The first two GM assembly plants to vote on the new tentative UAW contract have done so with contracting results: Lansing Grand River Assembly in Lansing, Michigan has voted in favor of the new contract, while Fairfax Assembly in Kansas City, Kansas voted it down.
The new agreement is financially richer than the automaker’s outgoing contract, which was reached in 2011. The new contract is also more financially attractive than the one ratified by Fiat Chrysler Automobiles NV employees.
The union and GM approved the tentative agreement on October 25th, minutes before the strike deadline, thereby averting a possible strike. If ratified nationally, the tentative agreement would provide 52,600 UAW members with raises, a larger bonus from the 2011 contract, and move entry-level workers to the same health care plan as veteran workers.
Other GM plants are voting on the tentative agreement thought the week.
Lansing Grand River Assembly
Union members of Lansing Grand River Assembly, who build the Cadillac ATS, Cadillac CTS, and sixth-gen Chevrolet Camaro, voted on the national agreement just two days after the UAW National GM Council approved the tentative agreement Wednesday, October 28th. 57 percent of hourly members at the plant voted “yes” on the contract.
“The members have spoken,” Mike Green, UAW Local 652 president, told Detroit News. “They passed it.”
58 percent of production employees voted “yes” while 52 percent of skilled trades voted “no.” The local union tallied 1,098 votes. The plant has about 1,570 employees.
Fairfax Assembly members who build the Chevrolet Malibu and Buick LaCrosse voted down the national agreement by a 2-1 margin.
According to UAW Local’s 31 Facebook page, 37 percent of production workers at the plant voted “yes” while 63 percent voted “no”. The result among skilled trades workers wasn’t much different: 34 percent voted “yes” and 66 percent voted “no”. The plant employs about 3,230 hourly workers.
Some of the terms of the new GM-UAW agreement are as follows:
- To be ratified, a majority of 52,700 workers in the U.S. must vote yes on the deal, with voting coming to an end today (Friday, November 6th, 2015).
- Workers hired before 2007 would receive 3 percent raises in the first and third years of the contract and 4 percent lump-sum bonuses in the second and fourth years of the agreement.
- Lump-sum payments would be four percent of annual pay, the same as FCA. It’s likely that GM workers wanted this number to be greater given GM’s larger size and profitably.

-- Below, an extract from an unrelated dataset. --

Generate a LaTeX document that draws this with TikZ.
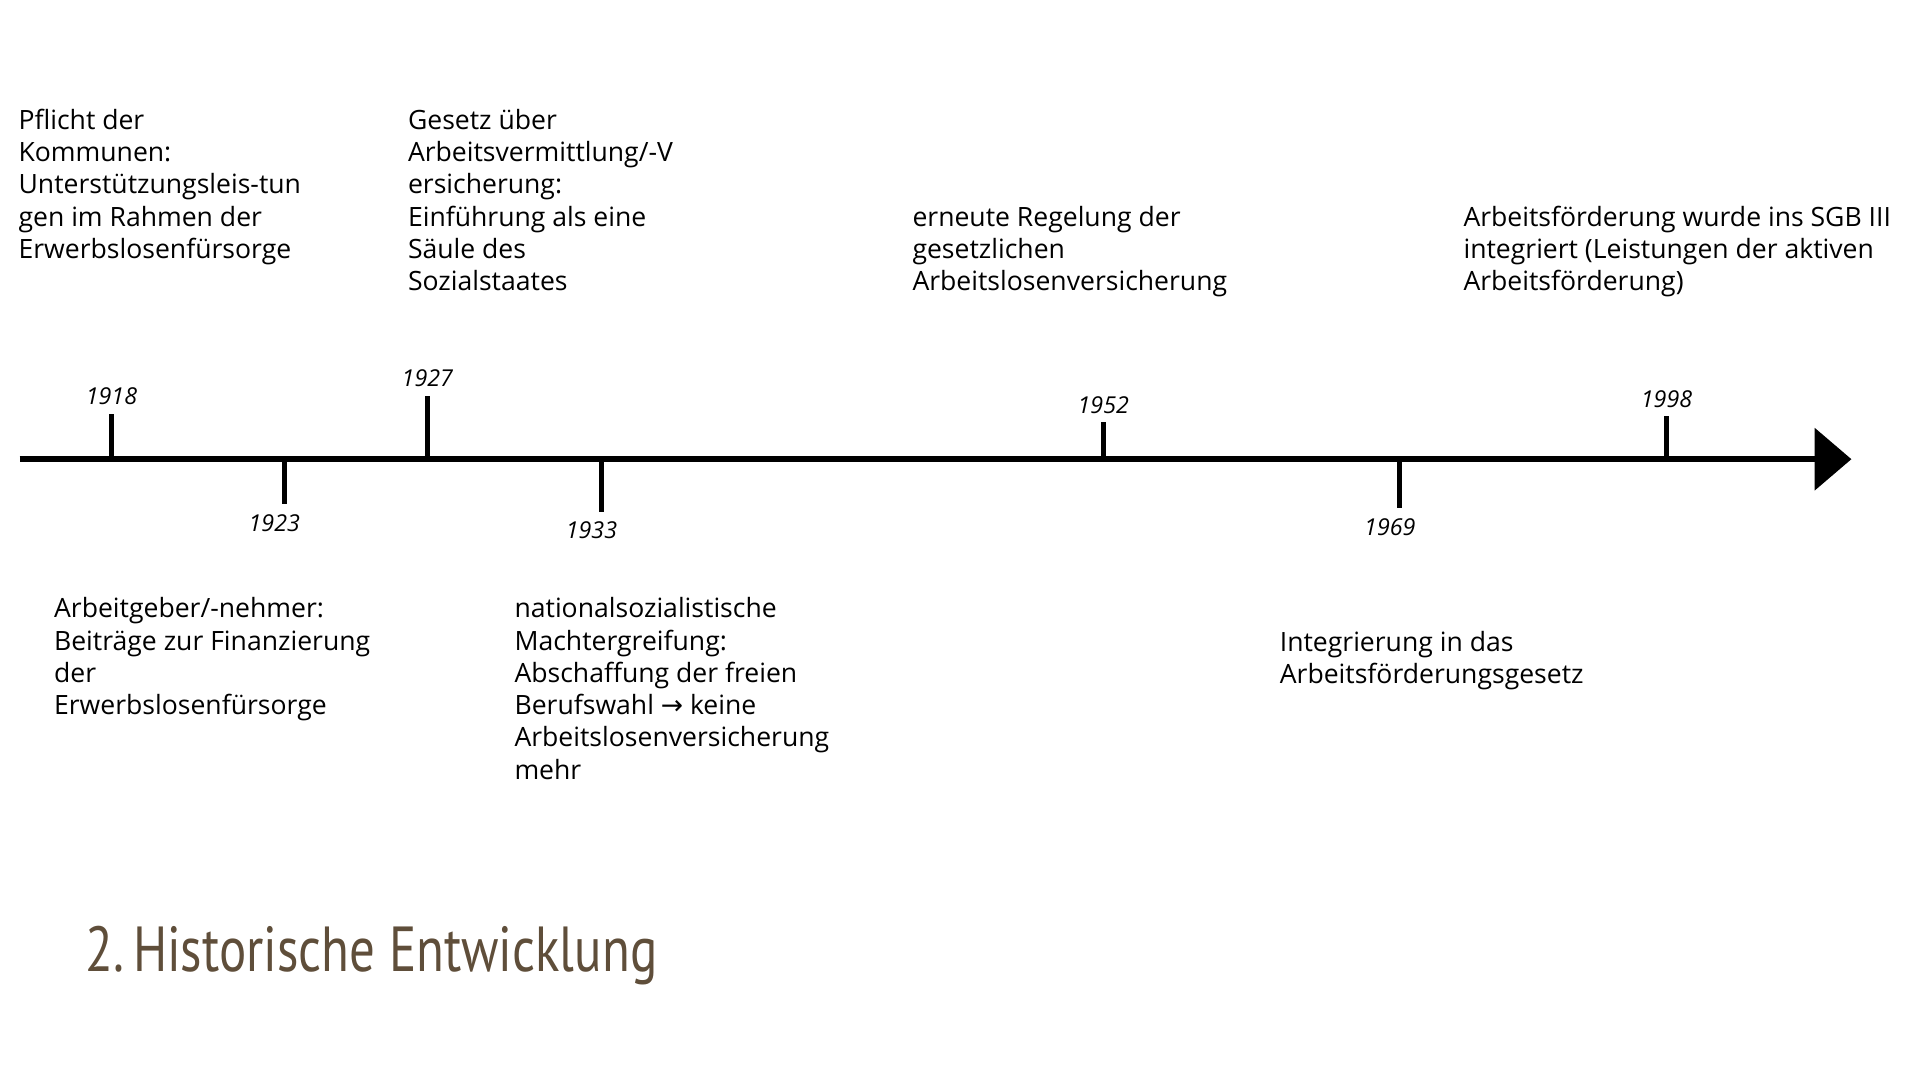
\documentclass[tikz,border=0pt]{standalone}
\usepackage{fontspec}
\setmainfont{Open Sans}
\newfontfamily\titlefont{PT Sans}
\usetikzlibrary{arrows.meta}
\definecolor{titlebrown}{RGB}{95,78,58}
\begin{document}
\begin{tikzpicture}[x=1pt,y=-1pt,
    event/.style={anchor=north west,align=left,inner sep=0pt,font=\fontsize{21.7}{26.3}\selectfont},
    year/.style={font=\fontsize{19}{20}\itshape\selectfont,inner sep=0pt},
    tick/.style={line width=4pt}
    ]
    \useasboundingbox (0,0) rectangle (1568,882);

    % axis:
    \coordinate (start) at (16,375);
    \coordinate (end) at (1512,375);
    \draw[line width=5pt,-{Triangle[length=30pt,width=50pt]}] (start) -- (end);

    % ticks above:
    \foreach \x/\t/\yr in {91/338/1918, 349/323/1927, 901/345/1952, 1361/340/1998}{
      \coordinate (t\yr) at (\x,\t);
      \draw[tick] (\x,375) -- (t\yr);
      \node[year,anchor=south] (y\yr) at ([yshift=7pt]t\yr) {\yr};
    }
    % ticks below:
    \foreach \x/\t/\yr in {232/412/1923, 491/418/1933, 1143/415/1969}{
      \coordinate (t\yr) at (\x,\t);
      \draw[tick] (\x,375) -- (t\yr);
      \node[year,anchor=north] (y\yr) at ([xshift=-8pt,yshift=-8pt]t\yr) {\yr};
    }

    % events:
    \node[event] (e1918) at (15,89) {Pflicht der\\Kommunen:\\Unterstützungsleis-tun\\gen im Rahmen der\\Erwerbslosenfürsorge};
    \node[event] (e1927) at (333,89) {Gesetz über\\Arbeitsvermittlung/-V\\ersicherung:\\Einführung als eine\\Säule des\\Sozialstaates};
    \node[event] (e1952) at (745,168) {erneute Regelung der\\gesetzlichen\\Arbeitslosenversicherung};
    \node[event] (e1998) at (1195,168) {Arbeitsförderung wurde ins SGB III\\integriert (Leistungen der aktiven\\Arbeitsförderung)};
    \node[event] (e1923) at (44,488) {Arbeitgeber/-nehmer:\\Beiträge zur Finanzierung\\der\\Erwerbslosenfürsorge};
    \node[event] (e1933) at (420,488) {nationalsozialistische\\Machtergreifung:\\Abschaffung der freien\\Berufswahl {\fontspec{DejaVu Sans}→} keine\\Arbeitslosenversicherung\\mehr};
    \node[event] (e1969) at (1045,515) {Integrierung in das\\Arbeitsförderungsgesetz};

    % title:
    \node[anchor=west,inner sep=0pt,text=titlebrown,xscale=0.8,transform shape=false] (title) at (70,780)
      {\titlefont\fontsize{52}{60}\selectfont 2.\,Historische Entwicklung};
\end{tikzpicture}
\end{document}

- All hourly employees get a signing bonus of as much as $8,000, higher than rival FCA, whose hourly workers get a $4,000 signing bonus.
- GM workers would keep the outgoing contract’s profit sharing structure of $1,000 per $1 billion in GM North American profit. Some outlets have reported the bonus structure as being of “$1,000 and an additional $500 bonus when quality metrics are reached”.
- To note, GM paid an average of $9,000 to the average UAW member in profit sharing in 2015 alone, according to the Center for Automotive Research.
- Up to 4,000 eligible employees would be offered a $60,000 early retirement incentive.
- The pay gap between veteran workers and new hires will gradually be eliminated, thereby allowing entry-level, or two-tier workers to reach a top wage of about $29 an hour in eight years. For instance, entry level production workers currently paid between $15.78 and $19.28 per hour would see their wages increase to between $17 and $22.50 per hour and would eventually earn about $29 per hour.
- One of the most controversial aspects of the proposed agreement is to pay workers at GM Components Holdings a lower pay rate than other workers. A group of about 3,400 hourly workers at several GM parts plants with one to four years of seniority would be paid $16.25 to $19.86.
- GM will invest $1.9 billion in U.S. facilities, creating or retaining 3,300 jobs at 12 plants.
To be ratified, a majority of 52,700 workers in the U.S. must vote yes on the deal, with voting coming to an end Friday, November 6th, 2015.